Supplied data:
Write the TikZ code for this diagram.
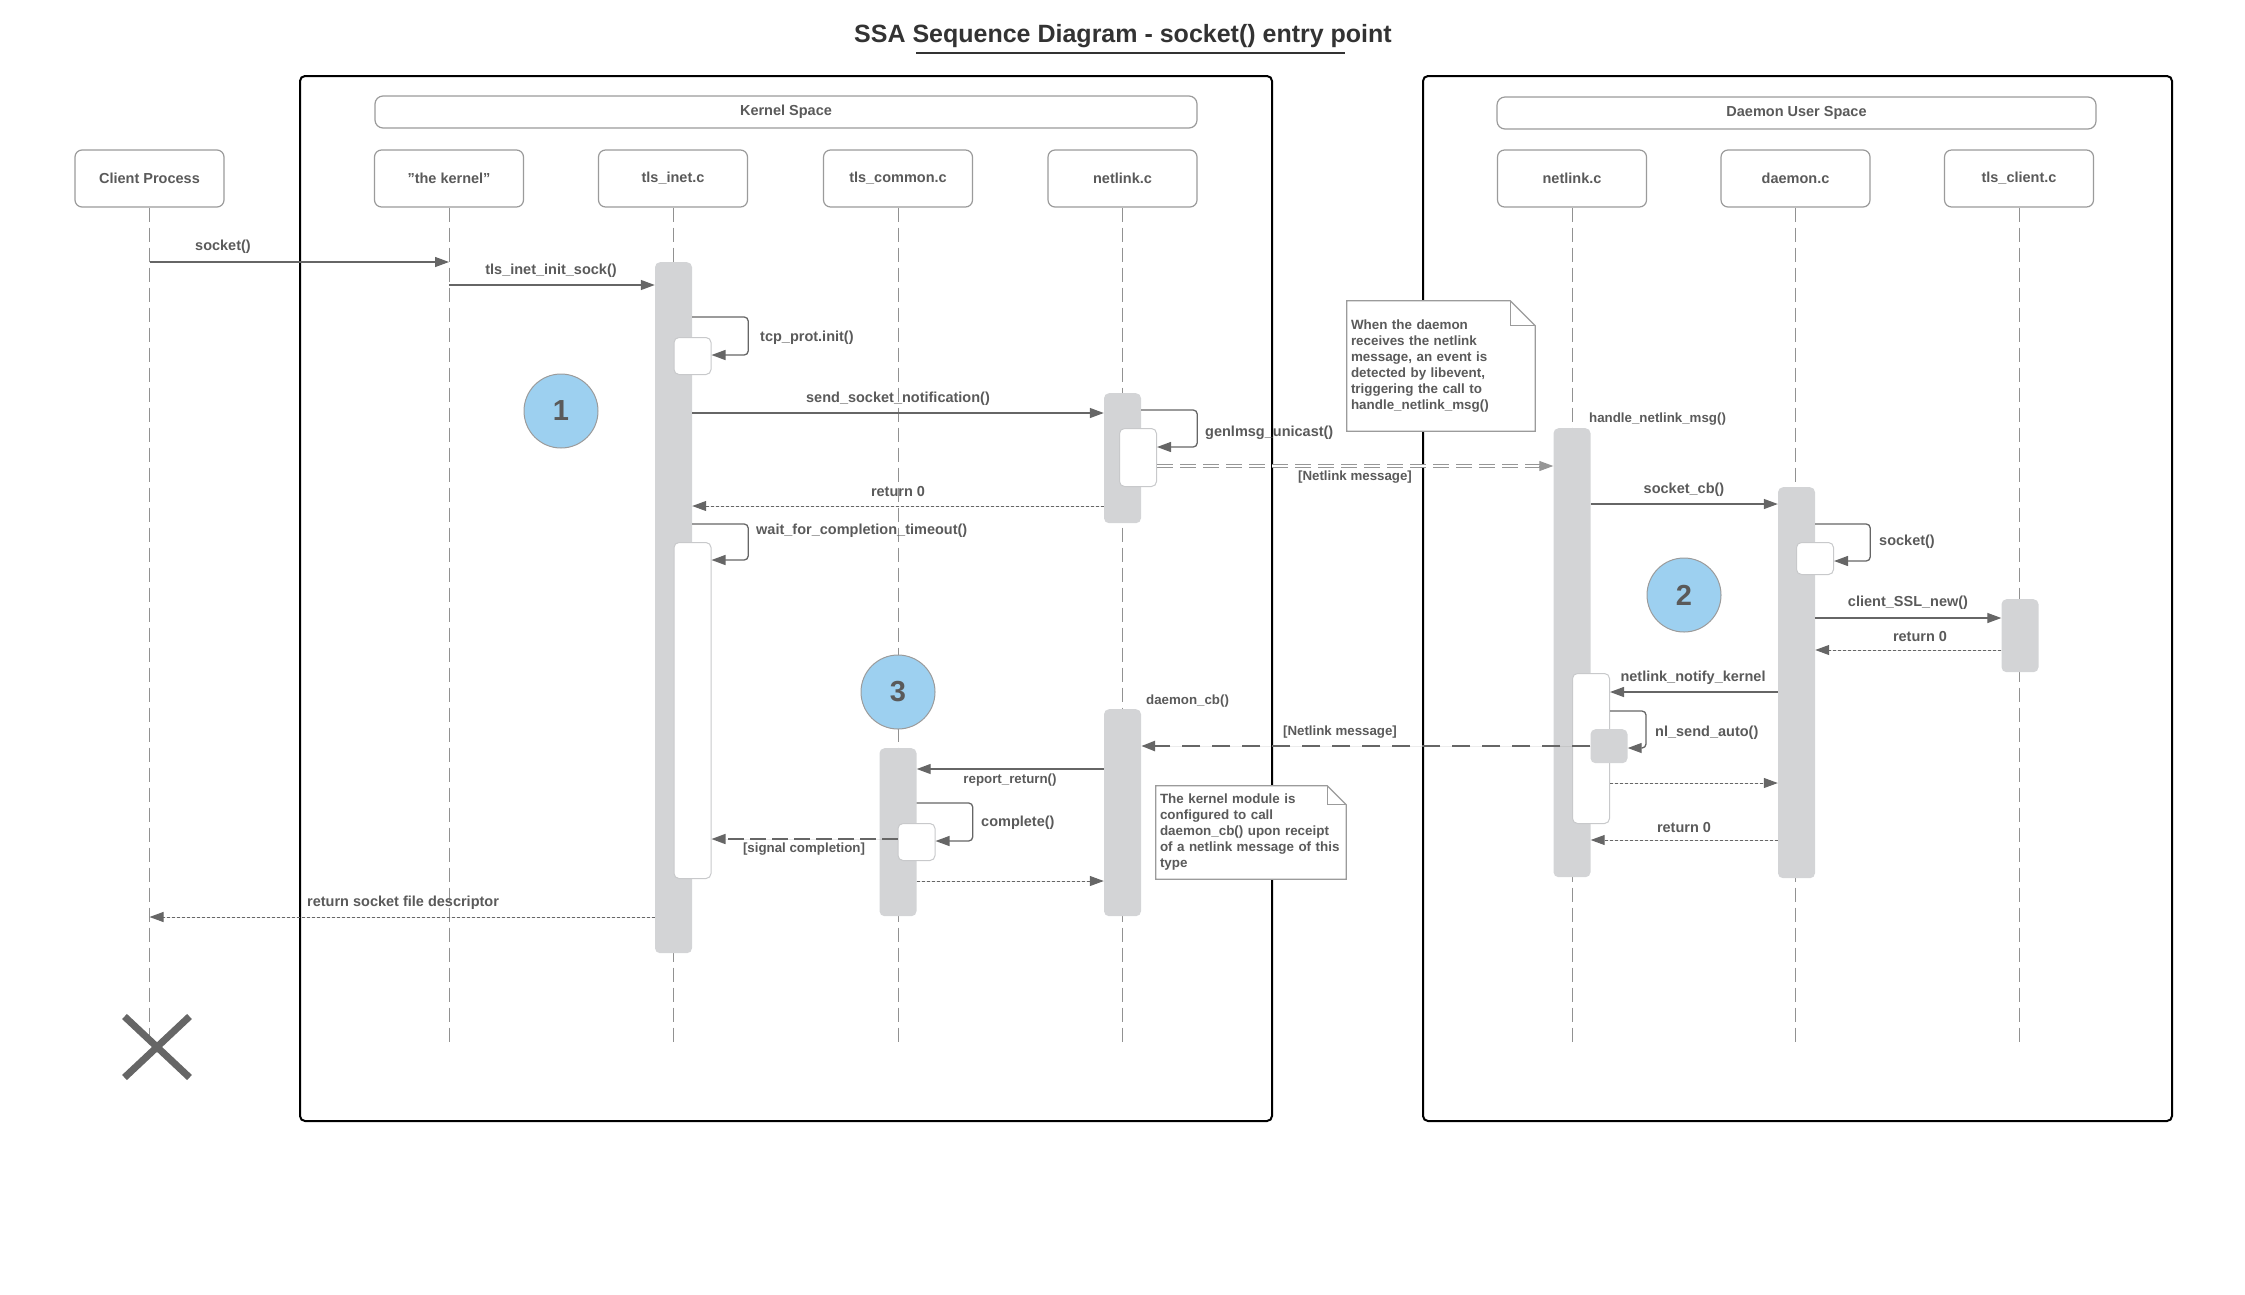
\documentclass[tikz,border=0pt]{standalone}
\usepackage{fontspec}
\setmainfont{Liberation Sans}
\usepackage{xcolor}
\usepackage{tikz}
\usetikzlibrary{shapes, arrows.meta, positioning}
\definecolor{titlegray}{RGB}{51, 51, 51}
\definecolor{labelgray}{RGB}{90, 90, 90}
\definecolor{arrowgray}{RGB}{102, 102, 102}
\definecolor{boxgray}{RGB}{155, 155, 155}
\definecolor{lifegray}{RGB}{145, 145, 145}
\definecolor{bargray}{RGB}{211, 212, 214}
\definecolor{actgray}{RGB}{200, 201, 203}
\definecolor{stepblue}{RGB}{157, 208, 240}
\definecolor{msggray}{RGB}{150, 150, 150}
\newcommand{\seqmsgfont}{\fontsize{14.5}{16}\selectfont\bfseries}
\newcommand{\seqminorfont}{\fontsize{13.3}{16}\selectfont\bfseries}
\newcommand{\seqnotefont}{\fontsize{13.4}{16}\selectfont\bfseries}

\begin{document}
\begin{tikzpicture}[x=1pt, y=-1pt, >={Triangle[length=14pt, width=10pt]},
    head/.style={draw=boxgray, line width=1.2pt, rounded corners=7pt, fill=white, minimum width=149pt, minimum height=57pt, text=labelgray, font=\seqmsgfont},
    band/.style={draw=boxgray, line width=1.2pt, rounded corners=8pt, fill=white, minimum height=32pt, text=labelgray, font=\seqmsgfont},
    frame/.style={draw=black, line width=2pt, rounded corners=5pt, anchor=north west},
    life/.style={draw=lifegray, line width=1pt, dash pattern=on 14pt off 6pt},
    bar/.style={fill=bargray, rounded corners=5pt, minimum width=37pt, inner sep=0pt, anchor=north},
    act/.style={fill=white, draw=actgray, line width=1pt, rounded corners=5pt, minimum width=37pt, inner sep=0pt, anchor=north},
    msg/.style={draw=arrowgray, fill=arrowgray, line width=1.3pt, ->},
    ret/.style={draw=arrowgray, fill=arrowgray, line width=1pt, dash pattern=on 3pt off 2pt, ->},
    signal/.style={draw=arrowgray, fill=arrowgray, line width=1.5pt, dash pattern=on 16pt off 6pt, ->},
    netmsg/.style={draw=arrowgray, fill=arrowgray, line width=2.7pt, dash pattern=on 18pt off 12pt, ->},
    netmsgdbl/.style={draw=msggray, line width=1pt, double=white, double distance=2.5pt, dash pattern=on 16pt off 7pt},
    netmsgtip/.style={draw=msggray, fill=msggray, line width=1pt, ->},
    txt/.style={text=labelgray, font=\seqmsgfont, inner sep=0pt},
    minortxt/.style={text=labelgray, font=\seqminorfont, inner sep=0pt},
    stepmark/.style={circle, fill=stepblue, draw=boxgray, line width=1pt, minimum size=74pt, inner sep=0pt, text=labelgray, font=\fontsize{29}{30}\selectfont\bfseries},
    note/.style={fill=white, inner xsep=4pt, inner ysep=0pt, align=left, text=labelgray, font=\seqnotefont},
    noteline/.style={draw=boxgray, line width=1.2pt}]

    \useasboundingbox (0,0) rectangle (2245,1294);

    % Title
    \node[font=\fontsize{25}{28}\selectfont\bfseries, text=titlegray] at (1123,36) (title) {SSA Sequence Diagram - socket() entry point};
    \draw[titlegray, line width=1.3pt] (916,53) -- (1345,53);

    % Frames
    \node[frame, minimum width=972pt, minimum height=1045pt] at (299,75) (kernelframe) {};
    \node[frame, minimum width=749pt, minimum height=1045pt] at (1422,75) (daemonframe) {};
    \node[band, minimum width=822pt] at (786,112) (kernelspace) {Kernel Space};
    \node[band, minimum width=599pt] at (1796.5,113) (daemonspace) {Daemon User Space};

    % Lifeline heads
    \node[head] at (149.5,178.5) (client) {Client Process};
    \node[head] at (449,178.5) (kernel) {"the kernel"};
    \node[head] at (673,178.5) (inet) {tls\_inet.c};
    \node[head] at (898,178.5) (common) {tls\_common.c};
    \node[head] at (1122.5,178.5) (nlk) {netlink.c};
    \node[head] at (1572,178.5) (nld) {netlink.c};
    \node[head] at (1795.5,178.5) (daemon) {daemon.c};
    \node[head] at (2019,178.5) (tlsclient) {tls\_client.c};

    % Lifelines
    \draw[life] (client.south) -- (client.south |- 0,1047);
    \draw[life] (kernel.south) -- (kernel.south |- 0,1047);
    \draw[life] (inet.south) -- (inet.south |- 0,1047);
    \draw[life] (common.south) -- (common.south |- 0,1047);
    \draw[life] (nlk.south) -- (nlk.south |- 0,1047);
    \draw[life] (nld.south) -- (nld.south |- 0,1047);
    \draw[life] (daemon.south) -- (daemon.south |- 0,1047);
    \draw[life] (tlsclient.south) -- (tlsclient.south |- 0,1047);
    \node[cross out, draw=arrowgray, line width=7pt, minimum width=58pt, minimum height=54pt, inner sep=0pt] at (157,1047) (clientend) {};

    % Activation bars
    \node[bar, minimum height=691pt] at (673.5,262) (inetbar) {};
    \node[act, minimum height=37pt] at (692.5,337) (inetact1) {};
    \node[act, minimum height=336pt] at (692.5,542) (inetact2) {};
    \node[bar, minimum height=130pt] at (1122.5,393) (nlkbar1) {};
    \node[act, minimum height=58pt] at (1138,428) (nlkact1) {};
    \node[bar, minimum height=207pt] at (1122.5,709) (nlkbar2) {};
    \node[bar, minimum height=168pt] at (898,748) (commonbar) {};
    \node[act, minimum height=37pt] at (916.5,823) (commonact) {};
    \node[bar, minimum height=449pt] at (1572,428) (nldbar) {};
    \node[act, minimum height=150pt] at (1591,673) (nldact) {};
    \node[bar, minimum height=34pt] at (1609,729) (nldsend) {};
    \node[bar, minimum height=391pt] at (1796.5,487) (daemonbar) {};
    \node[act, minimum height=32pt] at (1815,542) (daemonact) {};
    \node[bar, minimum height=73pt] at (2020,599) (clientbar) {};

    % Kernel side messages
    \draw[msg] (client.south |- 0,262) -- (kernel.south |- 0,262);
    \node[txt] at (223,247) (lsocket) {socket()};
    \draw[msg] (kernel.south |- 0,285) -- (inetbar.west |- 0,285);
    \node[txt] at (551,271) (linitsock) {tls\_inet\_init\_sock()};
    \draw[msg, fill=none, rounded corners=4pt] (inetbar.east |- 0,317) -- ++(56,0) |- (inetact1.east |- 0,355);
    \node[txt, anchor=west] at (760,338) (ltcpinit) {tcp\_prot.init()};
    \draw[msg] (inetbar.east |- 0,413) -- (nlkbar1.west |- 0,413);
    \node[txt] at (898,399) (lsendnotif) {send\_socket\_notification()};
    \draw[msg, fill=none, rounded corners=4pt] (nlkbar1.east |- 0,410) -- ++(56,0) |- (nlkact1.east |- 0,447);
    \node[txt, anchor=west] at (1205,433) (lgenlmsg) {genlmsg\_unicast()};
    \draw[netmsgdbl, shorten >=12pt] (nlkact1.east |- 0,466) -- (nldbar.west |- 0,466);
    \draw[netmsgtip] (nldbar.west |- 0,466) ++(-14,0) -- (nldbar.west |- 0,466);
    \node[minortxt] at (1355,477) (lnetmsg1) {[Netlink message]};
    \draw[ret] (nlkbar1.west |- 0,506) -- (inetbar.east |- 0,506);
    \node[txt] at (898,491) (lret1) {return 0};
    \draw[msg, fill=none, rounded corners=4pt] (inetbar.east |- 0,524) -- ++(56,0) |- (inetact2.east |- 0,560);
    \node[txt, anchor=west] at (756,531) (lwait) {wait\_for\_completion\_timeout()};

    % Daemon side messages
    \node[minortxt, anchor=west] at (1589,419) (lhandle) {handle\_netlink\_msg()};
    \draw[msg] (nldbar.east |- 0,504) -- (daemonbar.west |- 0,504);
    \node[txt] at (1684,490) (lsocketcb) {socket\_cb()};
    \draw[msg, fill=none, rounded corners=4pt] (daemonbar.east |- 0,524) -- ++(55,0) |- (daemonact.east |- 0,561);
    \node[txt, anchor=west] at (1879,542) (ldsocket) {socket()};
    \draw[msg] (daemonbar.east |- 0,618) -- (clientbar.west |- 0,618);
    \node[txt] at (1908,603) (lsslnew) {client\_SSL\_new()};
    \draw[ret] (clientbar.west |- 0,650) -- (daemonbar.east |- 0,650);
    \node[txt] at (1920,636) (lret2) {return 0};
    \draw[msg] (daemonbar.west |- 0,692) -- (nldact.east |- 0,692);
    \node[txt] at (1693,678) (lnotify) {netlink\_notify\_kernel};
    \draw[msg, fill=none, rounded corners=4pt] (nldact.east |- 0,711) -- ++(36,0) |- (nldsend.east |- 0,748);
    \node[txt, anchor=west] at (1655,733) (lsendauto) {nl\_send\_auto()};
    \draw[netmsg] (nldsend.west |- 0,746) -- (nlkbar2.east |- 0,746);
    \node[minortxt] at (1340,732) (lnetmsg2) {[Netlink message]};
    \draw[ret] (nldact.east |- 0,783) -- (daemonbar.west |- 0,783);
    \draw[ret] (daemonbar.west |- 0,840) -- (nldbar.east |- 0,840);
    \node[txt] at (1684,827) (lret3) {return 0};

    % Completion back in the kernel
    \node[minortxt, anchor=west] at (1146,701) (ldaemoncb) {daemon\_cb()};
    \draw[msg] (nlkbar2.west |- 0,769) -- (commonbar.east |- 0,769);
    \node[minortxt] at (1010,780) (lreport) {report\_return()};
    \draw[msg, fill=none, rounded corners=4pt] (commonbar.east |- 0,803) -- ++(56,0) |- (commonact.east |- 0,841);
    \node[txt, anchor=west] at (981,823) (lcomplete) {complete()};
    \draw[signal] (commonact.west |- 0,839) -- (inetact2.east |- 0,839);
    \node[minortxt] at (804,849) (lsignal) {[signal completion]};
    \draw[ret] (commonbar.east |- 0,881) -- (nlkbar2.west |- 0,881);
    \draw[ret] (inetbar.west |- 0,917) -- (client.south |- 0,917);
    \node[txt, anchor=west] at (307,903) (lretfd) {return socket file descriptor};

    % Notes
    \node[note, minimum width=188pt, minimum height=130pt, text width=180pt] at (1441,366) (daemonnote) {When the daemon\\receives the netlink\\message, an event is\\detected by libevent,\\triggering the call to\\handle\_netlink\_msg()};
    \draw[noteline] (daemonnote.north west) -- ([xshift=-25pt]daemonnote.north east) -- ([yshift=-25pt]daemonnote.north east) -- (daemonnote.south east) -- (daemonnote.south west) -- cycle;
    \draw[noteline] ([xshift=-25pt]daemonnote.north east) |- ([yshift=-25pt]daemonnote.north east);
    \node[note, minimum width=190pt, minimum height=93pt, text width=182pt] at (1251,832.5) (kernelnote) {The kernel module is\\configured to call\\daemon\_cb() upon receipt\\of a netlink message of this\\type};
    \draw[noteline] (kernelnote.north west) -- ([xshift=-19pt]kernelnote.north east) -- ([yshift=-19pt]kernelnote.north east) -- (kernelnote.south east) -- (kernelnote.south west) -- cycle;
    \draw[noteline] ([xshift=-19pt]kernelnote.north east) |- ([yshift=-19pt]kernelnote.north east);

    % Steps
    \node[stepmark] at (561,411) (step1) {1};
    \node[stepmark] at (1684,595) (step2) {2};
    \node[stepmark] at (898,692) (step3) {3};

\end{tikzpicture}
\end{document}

Task details: Report all lines of the data above that include the string "this".

Task result:
Write the TikZ code for this diagram.
    \node[note, minimum width=190pt, minimum height=93pt, text width=182pt] at (1251,832.5) (kernelnote) {The kernel module is\\configured to call\\daemon\_cb() upon receipt\\of a netlink message of this\\type};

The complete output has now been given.